→ **What is asked**:
Select the lines below containing the word "page".

→ **Information shown**:
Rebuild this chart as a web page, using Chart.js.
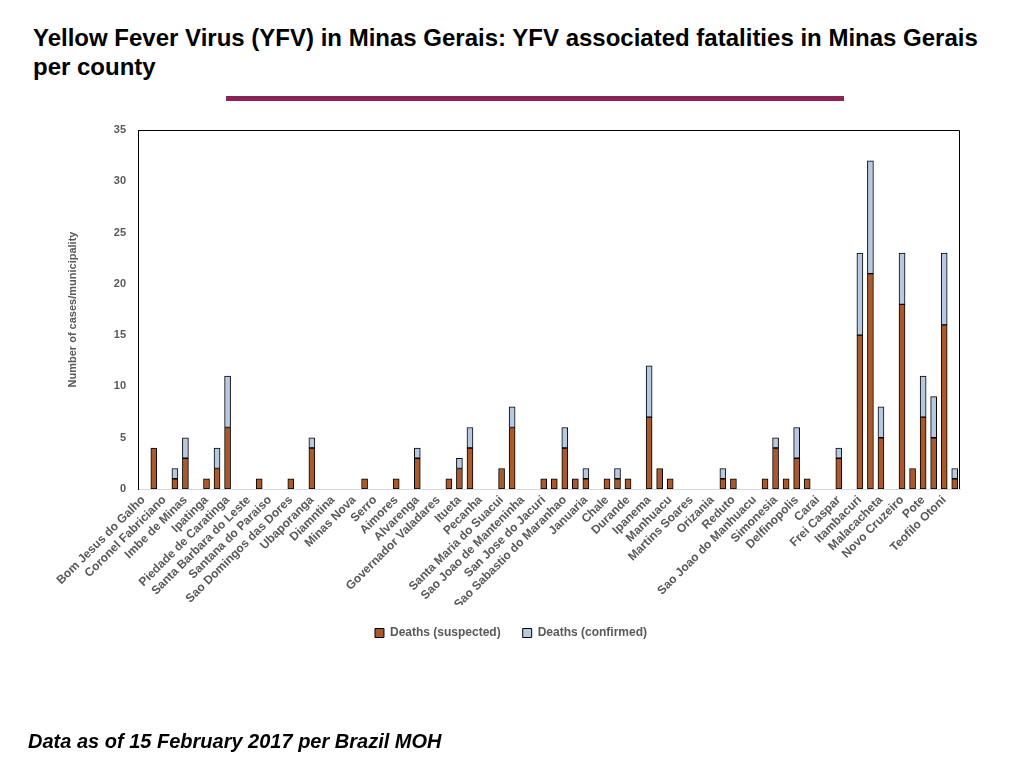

---

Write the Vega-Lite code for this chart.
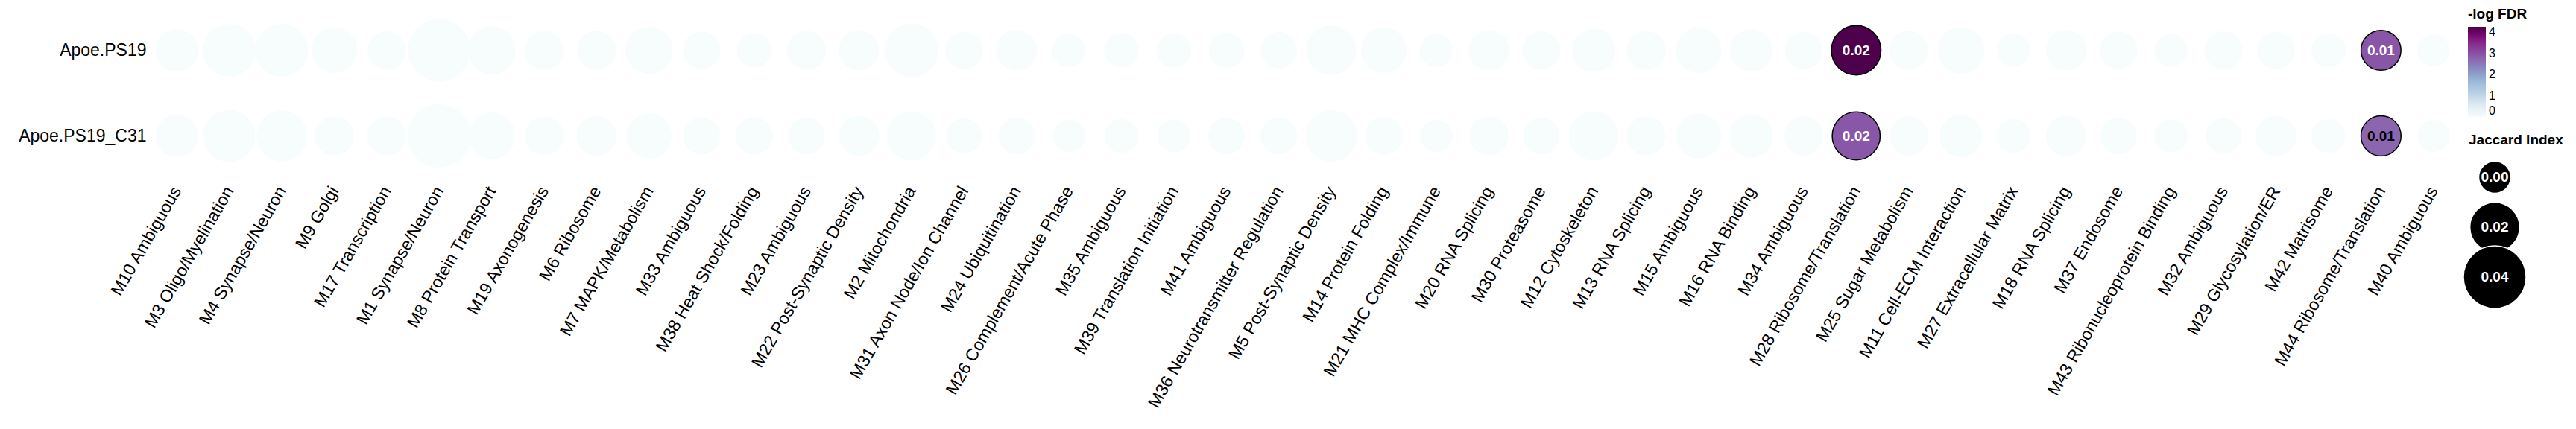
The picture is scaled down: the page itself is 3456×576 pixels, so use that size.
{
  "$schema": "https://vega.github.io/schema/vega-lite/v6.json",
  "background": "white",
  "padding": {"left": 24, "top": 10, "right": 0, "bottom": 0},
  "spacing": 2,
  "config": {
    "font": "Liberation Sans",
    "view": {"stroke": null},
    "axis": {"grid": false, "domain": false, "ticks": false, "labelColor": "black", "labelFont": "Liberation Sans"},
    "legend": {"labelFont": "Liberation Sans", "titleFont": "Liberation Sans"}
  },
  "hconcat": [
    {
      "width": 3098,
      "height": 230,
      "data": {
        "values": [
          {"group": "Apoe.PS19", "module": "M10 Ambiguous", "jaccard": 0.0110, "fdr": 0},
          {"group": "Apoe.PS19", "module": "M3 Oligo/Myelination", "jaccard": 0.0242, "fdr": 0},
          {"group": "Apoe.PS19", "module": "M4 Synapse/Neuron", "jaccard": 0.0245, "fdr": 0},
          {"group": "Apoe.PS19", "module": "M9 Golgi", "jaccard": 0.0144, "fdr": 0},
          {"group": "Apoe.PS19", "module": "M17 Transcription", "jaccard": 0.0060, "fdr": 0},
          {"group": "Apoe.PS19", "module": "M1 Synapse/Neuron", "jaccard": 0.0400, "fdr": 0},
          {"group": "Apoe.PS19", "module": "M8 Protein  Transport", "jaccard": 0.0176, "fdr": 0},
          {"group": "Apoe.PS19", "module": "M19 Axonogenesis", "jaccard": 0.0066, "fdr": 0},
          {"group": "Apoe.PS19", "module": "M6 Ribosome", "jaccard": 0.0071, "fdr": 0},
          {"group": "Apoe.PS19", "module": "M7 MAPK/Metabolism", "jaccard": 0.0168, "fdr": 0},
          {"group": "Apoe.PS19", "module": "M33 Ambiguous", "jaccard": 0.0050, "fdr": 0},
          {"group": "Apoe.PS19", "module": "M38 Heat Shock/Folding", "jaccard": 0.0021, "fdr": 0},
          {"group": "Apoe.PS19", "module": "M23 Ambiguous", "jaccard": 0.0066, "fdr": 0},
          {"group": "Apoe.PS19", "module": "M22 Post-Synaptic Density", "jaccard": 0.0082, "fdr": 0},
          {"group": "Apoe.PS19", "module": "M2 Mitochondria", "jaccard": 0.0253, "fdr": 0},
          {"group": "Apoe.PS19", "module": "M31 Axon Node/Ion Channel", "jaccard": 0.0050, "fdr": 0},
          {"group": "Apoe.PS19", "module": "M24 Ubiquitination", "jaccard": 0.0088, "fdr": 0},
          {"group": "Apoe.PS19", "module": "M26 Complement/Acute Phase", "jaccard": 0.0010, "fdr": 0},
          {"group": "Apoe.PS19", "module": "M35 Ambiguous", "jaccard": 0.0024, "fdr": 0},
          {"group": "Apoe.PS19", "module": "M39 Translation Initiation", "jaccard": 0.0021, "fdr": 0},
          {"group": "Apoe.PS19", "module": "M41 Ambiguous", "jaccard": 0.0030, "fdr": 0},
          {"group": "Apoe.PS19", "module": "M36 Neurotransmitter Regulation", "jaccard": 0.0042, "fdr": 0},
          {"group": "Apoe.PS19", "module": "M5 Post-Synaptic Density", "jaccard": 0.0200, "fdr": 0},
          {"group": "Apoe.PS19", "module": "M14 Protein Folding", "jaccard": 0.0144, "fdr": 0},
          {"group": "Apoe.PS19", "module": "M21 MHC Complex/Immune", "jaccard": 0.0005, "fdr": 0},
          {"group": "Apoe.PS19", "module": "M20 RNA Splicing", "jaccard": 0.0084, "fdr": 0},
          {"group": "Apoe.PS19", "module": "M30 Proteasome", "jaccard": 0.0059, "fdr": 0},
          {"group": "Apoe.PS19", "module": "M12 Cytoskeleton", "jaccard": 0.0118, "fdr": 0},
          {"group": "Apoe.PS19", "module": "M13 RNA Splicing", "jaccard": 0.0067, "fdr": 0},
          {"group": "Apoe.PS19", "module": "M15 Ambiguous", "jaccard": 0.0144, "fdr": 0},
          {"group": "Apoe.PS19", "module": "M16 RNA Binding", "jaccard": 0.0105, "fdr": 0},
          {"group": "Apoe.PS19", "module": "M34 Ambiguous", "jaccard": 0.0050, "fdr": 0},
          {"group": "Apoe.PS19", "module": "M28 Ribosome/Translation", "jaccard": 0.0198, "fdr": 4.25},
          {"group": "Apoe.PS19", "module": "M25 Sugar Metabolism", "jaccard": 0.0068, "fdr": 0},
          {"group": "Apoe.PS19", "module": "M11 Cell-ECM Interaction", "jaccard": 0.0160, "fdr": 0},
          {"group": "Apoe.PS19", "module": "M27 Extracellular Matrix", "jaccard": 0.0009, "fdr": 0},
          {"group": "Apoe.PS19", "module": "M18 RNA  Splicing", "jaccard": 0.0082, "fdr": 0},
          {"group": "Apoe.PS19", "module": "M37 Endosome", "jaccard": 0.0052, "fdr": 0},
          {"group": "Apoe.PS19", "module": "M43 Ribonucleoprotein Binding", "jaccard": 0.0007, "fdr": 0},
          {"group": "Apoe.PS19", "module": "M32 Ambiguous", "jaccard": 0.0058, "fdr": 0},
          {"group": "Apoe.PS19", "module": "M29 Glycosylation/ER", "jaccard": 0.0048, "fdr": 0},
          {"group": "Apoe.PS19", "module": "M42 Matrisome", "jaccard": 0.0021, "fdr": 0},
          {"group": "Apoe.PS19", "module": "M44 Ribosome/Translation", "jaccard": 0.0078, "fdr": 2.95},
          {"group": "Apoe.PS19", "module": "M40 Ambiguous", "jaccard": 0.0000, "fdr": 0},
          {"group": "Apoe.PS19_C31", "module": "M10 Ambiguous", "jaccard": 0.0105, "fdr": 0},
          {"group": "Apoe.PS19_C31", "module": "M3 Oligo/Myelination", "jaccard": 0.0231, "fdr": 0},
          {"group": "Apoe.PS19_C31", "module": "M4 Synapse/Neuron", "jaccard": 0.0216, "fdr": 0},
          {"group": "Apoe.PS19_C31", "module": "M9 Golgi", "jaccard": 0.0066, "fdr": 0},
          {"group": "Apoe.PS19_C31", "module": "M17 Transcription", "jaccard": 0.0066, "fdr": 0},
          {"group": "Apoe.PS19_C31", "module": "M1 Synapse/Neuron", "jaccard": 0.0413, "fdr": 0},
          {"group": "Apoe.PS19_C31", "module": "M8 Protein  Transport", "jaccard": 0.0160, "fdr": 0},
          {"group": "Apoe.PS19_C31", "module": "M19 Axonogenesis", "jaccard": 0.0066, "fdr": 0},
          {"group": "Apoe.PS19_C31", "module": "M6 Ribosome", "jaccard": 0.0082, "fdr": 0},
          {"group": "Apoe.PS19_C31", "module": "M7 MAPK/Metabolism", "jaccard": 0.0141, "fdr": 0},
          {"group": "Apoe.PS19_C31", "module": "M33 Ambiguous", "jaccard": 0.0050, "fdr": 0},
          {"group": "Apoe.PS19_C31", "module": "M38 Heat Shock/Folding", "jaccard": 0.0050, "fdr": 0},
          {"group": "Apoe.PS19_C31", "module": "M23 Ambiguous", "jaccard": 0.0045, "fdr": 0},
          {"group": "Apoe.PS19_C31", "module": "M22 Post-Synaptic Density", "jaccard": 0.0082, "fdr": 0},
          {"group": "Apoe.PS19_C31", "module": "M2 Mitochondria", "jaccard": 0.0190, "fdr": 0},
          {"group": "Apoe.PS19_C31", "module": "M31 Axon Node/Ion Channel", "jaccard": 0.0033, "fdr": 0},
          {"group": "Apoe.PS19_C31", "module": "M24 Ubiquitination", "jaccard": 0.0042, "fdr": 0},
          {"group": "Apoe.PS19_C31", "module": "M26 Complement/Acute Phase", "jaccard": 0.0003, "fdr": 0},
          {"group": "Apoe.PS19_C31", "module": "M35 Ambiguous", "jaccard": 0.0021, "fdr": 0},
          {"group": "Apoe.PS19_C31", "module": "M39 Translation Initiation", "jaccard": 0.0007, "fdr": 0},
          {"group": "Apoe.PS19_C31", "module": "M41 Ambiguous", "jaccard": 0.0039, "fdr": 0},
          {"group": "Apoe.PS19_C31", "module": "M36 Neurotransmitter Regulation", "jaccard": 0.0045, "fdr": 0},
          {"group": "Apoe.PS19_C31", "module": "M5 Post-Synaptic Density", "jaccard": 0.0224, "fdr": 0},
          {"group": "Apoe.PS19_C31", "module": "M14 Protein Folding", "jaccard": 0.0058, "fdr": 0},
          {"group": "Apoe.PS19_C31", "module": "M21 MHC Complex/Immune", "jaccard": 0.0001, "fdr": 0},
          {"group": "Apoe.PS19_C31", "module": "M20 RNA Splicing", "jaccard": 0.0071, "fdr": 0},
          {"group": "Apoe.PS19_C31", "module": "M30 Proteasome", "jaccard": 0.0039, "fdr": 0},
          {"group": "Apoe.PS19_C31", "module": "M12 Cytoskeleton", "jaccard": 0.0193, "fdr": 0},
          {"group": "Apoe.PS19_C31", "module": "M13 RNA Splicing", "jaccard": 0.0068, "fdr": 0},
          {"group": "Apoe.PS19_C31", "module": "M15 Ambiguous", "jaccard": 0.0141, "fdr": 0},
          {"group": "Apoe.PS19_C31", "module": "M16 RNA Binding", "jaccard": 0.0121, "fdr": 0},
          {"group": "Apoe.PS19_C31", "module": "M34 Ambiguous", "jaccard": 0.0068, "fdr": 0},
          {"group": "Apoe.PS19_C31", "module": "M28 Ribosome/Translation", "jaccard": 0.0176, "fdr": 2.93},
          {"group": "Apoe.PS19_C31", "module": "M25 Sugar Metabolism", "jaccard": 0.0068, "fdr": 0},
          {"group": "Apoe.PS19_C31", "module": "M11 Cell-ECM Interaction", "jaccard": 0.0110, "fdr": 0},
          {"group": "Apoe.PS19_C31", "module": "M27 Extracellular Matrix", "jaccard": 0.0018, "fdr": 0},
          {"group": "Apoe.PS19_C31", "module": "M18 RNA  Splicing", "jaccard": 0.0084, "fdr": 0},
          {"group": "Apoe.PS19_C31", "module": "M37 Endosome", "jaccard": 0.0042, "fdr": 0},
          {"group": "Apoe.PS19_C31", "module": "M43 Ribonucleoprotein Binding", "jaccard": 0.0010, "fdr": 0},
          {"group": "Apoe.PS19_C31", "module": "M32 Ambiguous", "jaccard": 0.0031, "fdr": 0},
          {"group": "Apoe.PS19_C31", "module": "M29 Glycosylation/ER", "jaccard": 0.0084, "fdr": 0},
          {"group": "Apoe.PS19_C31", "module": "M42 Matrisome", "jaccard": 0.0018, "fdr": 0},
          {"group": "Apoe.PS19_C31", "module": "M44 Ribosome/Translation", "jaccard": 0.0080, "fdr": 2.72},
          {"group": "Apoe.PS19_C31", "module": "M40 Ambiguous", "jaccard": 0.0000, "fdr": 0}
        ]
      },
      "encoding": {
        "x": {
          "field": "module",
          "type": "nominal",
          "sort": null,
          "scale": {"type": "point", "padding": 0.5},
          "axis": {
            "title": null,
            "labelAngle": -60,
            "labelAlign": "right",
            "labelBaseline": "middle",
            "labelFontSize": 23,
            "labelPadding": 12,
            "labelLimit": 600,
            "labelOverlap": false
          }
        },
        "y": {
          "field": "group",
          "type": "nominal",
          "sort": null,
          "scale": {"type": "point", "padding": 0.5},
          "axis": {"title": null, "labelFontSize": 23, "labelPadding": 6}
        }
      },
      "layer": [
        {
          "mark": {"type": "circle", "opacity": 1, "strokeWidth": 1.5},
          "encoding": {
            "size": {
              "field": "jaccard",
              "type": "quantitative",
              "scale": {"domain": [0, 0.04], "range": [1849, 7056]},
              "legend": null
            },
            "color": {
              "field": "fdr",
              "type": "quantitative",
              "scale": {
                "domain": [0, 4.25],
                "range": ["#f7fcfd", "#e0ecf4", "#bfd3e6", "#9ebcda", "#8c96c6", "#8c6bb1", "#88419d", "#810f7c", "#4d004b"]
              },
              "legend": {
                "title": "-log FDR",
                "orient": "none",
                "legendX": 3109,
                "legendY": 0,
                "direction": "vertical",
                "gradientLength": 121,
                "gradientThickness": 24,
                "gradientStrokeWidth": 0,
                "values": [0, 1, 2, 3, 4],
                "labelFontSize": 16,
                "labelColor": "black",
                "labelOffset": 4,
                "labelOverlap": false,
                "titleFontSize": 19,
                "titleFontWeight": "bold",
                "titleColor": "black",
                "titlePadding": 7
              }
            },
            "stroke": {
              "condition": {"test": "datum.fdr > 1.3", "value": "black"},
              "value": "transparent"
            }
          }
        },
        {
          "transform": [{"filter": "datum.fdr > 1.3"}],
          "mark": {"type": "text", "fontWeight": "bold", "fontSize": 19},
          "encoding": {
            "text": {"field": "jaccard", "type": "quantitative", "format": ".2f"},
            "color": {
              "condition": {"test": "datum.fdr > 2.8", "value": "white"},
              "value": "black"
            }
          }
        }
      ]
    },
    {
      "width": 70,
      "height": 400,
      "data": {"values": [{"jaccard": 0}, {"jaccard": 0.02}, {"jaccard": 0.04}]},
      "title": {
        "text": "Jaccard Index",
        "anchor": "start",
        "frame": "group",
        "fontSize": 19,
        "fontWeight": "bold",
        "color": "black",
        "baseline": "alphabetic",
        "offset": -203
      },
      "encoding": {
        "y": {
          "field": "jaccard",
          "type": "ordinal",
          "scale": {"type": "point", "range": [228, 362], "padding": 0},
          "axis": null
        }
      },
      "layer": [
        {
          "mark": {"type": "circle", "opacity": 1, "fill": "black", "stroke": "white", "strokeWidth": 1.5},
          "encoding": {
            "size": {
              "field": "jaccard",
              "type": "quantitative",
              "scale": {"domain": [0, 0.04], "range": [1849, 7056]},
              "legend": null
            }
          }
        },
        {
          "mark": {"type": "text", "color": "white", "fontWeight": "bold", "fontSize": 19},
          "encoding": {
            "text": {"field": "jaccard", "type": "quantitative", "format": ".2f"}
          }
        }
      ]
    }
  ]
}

→ **Exercise answer**:
Rebuild this chart as a web page, using Chart.js.
The picture is scaled down: the page itself is 3456×576 pixels, so use that size.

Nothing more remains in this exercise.